Sunday, October 1, 1989

Sembach Air Base - The Serious Stuff

MIG 29 at the 1989 Paris Air Show

From a duty point of view, namely the SOC3 being responsible for air defense of one of the four sectors over (West) German airspace, things were very interesting in 1989 and 1990. NATO's military leadership was more relaxed with respect to the Warsaw Pact, and permission was granted for Soviet aircraft to fly over NATO airspace to participate at the 1989 Paris Air Show. The Soviets were to display their newest flagship fighter aircraft, the MIG-29, and for the first time in the West, their newest interceptor SU-27, and they were given coordinates for flight corridors to fly from their East German bases to land at Le Bourget airport. Once the aircraft entered NATO airspace it vanished from the radar screens. Minutes later we got a call from Bitburg airbase, where a MIG-29 was seen overflying the base at low altitude. F16s were scrambled to intercept the rogue Russian, and once the 36th TFW aircraft caught up with them the were escorted to their actual destination in France. The MIG-29 never made it back though, as it spectacularly (and for the Russians embarrassingly) crashed, with the pilot ejecting seconds before impact. 

The hijacked Hungarian Airlines B727
being escorted by USAF Security Police at
Rhein-Main International Airport in Frankfurt

Earlier that year, there was another incident in our sector, when two Czech youths hijacked a Hungarian Airlines flight at Prague International Airport and forced it to fly to Frankfurt. Airliners can identify themselves as being hijacked by sending out a specific squawk or transponder code, which would then trigger an alert on our radar screens. However, since the 15 and 16 year old boys took control of the aircraft at the airport, it was already known to pretty much everyone that a plane was in trouble. When an aircraft is hijacked, airspace around their flight path is immediately closed to civilian air traffic, and the military assumes control of air traffic and space. When we learned that it was two teenagers trying to flee the East, although armed and considered dangerous, we kind of cheered them on and all clapped, when they landed safely in Frankfurt later that morning. No one was harmed, and the boys asked to stay in West Germany when they peacefully surrendered to the authorities.

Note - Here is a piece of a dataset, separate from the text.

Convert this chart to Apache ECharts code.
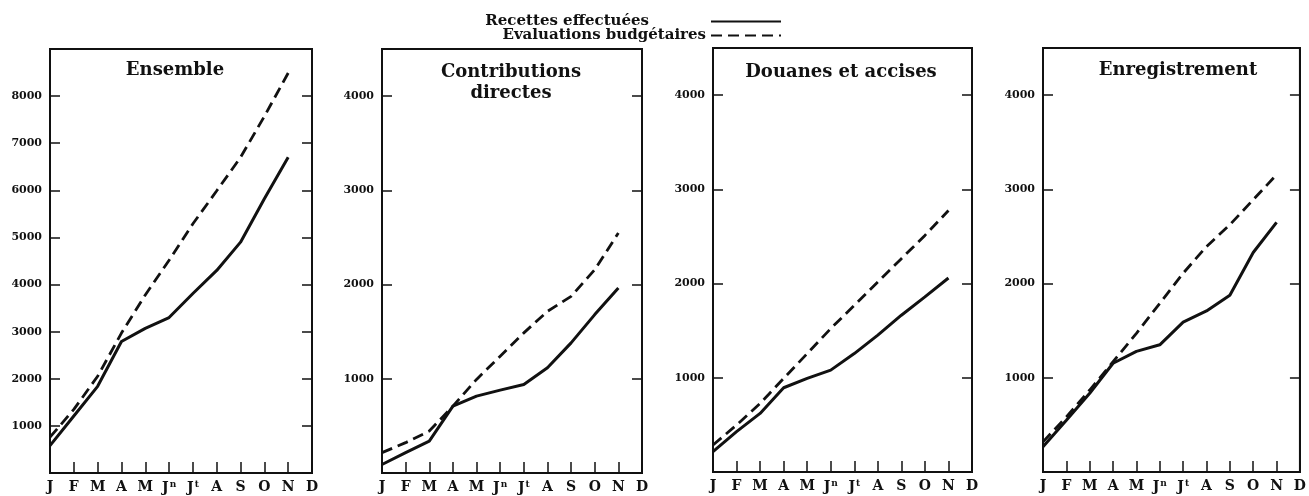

The Berlin Corridors as displayed at ATC Tempelhof radar
The border between East and West along our sector, that we had to guard so closely for decades, making sure that no aircraft approach let alone enter the Air Defense Identification Zone (ADIZ), a belt to the west and east of the East/West border 15 miles wide each side, became more and more insignificant. Civilian aircraft traveling to West Berlin had to follow three narrow air corridors where flight path, air speed and altitude were strictly enforced by the Soviets. Any aircraft approaching the West outside those corridors, or violating the ADIZ and entering NATO airspace without a filed flight plan were intercepted by two of the fighter jets stationed at the U.S. airbases across the sector, mainly Bitburg and Spangdahlem. Those interceptions, or scrambles, were triggered at the SOC. 

The military service for members of the German Armed Forces up until 1991 was usually very boring, as German military was not authorized to conduct any military operations other than to defend the German homeland in case of an outside attack. Therefore the military routines were normally very boring, and theoretical. Not so for the Air Force, and especially not so for us at the SOC. We were witnessing real military action every single day. Military confrontations between NATO and Warsaw Pact aircraft happened on a regular basis, and even though, nothing serious ever happened, our attitude down in the bunker was being concentrated and vigilant at all times. And we didn't trust anyone. 

One day, a track on the radar approached the ADIZ from the East, and continued approaching West German airspace. There was no valid transponder code, no flight plan, nothing. Two jets were scrambled to intercept. Turned out it was a old guy who had flown from Sylt south a few days earlier, ended up getting lost in poor weather (no GPS back then) and ended up in East German airspace, where he was intercepted, forced to land, and interrogated for days, before being released, probably after a hefty amount of tax money was paid to the East Germans, and just sent on his way to fly home. I believe the old fellow ended up having to pay for the cost of the scramble, which was about $130,000 at the time.